= TASK INSTRUCTIONS =
Exclude the pictures and return every line exactly as written.

-*-

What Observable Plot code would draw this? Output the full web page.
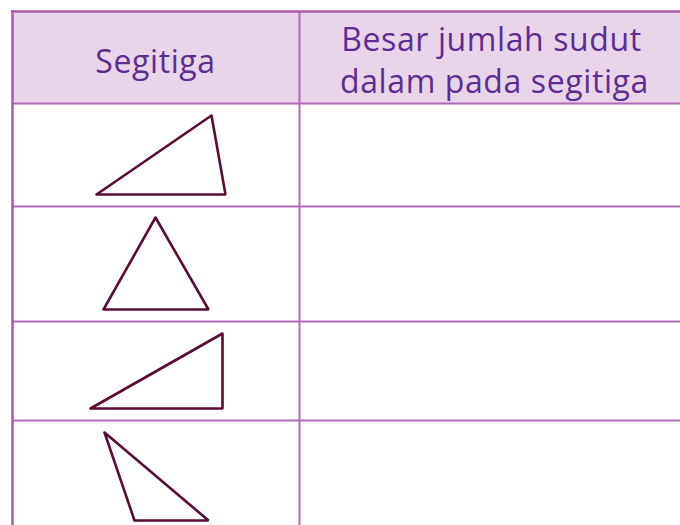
<!DOCTYPE html>
<html>
<head>
<meta charset="utf-8">
<script src="https://cdn.jsdelivr.net/npm/d3@7"></script>
<script src="https://cdn.jsdelivr.net/npm/@observablehq/plot@0.6"></script>
<style>
  html, body { margin: 0; padding: 0; background: #ffffff; }
  #chart svg { display: block; }
</style>
</head>
<body>
<div id="chart"></div>
<script>
// Table structure (pixel-space positions)
const columnEdges = [12, 299, 683];
const rowEdges = [11, 103, 206, 321, 420];
const tableBottom = 530;

// Header text lines: column center, baseline, label
const headerLines = [
  {x: 155, y: 72, label: "Segitiga"},
  {x: 491, y: 50, label: "Besar jumlah sudut"},
  {x: 494, y: 92, label: "dalam pada segitiga"}
];

// Triangle vertices (one closed path per row)
const triangles = [
  {id: "t1", pts: [[96, 194], [211, 115], [225, 194]]},
  {id: "t2", pts: [[155, 217], [103, 309], [208, 309]]},
  {id: "t3", pts: [[90, 408], [222, 333], [222, 408]]},
  {id: "t4", pts: [[104, 432], [134, 520], [208, 520]]}
];

const W = 680, H = 525;

const triData = triangles.flatMap(t =>
  [...t.pts, t.pts[0], t.pts[1]].map(([x, y]) => ({id: t.id, x, y}))
);

const headerRect = [{x1: columnEdges[0], x2: columnEdges[2], y1: rowEdges[0], y2: rowEdges[1]}];
const innerRows = rowEdges.slice(1).map(y => ({y, x1: columnEdges[0], x2: columnEdges[2]}));
const innerCols = columnEdges.slice(1).map(x => ({x, y1: rowEdges[0], y2: tableBottom}));

const chart = Plot.plot({
  width: W,
  height: H,
  margin: 0,
  x: {domain: [0, W], range: [0, W], axis: null},
  y: {domain: [0, H], range: [0, H], axis: null},
  style: {background: "#ffffff"},
  marks: [
    Plot.rect(headerRect, {x1: "x1", x2: "x2", y1: "y1", y2: "y2", fill: "#e8d5e9"}),
    Plot.ruleY(innerRows, {y: "y", x1: "x1", x2: "x2", stroke: "#b06cb6", strokeWidth: 2}),
    Plot.ruleX(innerCols, {x: "x", y1: "y1", y2: "y2", stroke: "#b06cb6", strokeWidth: 2}),
    Plot.ruleY([rowEdges[0]], {x1: columnEdges[0] - 1, x2: columnEdges[2], stroke: "#a85ba9", strokeWidth: 2.5}),
    Plot.ruleX([columnEdges[0]], {y1: rowEdges[0] - 1, y2: tableBottom, stroke: "#a85ba9", strokeWidth: 2.5}),
    Plot.line(triData, {x: "x", y: "y", z: "id", stroke: "#5a0b36", strokeWidth: 2.6, strokeLinejoin: "miter", curve: "linear"}),
    Plot.text(headerLines, {
      x: "x", y: "y", text: "label",
      fill: "#5c2d91",
      fontSize: 32,
      fontFamily: "Open Sans",
      lineAnchor: "bottom",
      textAnchor: "middle"
    })
  ]
});

chart.querySelectorAll("text").forEach(t => t.setAttribute("letter-spacing", "0.6"));
document.getElementById("chart").appendChild(chart);
</script>
</body>
</html>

-*-

= ANSWER FOR THIS EXERCISE =
What Observable Plot code would draw this? Output the full web page.
<!DOCTYPE html>
<html>
<head>
<meta charset="utf-8">
<script src="https://cdn.jsdelivr.net/npm/d3@7"></script>
<script src="https://cdn.jsdelivr.net/npm/@observablehq/plot@0.6"></script>
<style>
  html, body { margin: 0; padding: 0; background: #ffffff; }
  #chart svg { display: block; }
</style>
</head>
<body>
<div id="chart"></div>
<script>
// Table structure (pixel-space positions)
const columnEdges = [12, 299, 683];
const rowEdges = [11, 103, 206, 321, 420];
const tableBottom = 530;

// Header text lines: column center, baseline, label
const headerLines = [
  {x: 155, y: 72, label: "Segitiga"},
  {x: 491, y: 50, label: "Besar jumlah sudut"},
  {x: 494, y: 92, label: "dalam pada segitiga"}
];

// Triangle vertices (one closed path per row)
const triangles = [
  {id: "t1", pts: [[96, 194], [211, 115], [225, 194]]},
  {id: "t2", pts: [[155, 217], [103, 309], [208, 309]]},
  {id: "t3", pts: [[90, 408], [222, 333], [222, 408]]},
  {id: "t4", pts: [[104, 432], [134, 520], [208, 520]]}
];

const W = 680, H = 525;

const triData = triangles.flatMap(t =>
  [...t.pts, t.pts[0], t.pts[1]].map(([x, y]) => ({id: t.id, x, y}))
);

const headerRect = [{x1: columnEdges[0], x2: columnEdges[2], y1: rowEdges[0], y2: rowEdges[1]}];
const innerRows = rowEdges.slice(1).map(y => ({y, x1: columnEdges[0], x2: columnEdges[2]}));
const innerCols = columnEdges.slice(1).map(x => ({x, y1: rowEdges[0], y2: tableBottom}));

const chart = Plot.plot({
  width: W,
  height: H,
  margin: 0,
  x: {domain: [0, W], range: [0, W], axis: null},
  y: {domain: [0, H], range: [0, H], axis: null},
  style: {background: "#ffffff"},
  marks: [
    Plot.rect(headerRect, {x1: "x1", x2: "x2", y1: "y1", y2: "y2", fill: "#e8d5e9"}),
    Plot.ruleY(innerRows, {y: "y", x1: "x1", x2: "x2", stroke: "#b06cb6", strokeWidth: 2}),
    Plot.ruleX(innerCols, {x: "x", y1: "y1", y2: "y2", stroke: "#b06cb6", strokeWidth: 2}),
    Plot.ruleY([rowEdges[0]], {x1: columnEdges[0] - 1, x2: columnEdges[2], stroke: "#a85ba9", strokeWidth: 2.5}),
    Plot.ruleX([columnEdges[0]], {y1: rowEdges[0] - 1, y2: tableBottom, stroke: "#a85ba9", strokeWidth: 2.5}),
    Plot.line(triData, {x: "x", y: "y", z: "id", stroke: "#5a0b36", strokeWidth: 2.6, strokeLinejoin: "miter", curve: "linear"}),
    Plot.text(headerLines, {
      x: "x", y: "y", text: "label",
      fill: "#5c2d91",
      fontSize: 32,
      fontFamily: "Open Sans",
      lineAnchor: "bottom",
      textAnchor: "middle"
    })
  ]
});

chart.querySelectorAll("text").forEach(t => t.setAttribute("letter-spacing", "0.6"));
document.getElementById("chart").appendChild(chart);
</script>
</body>
</html>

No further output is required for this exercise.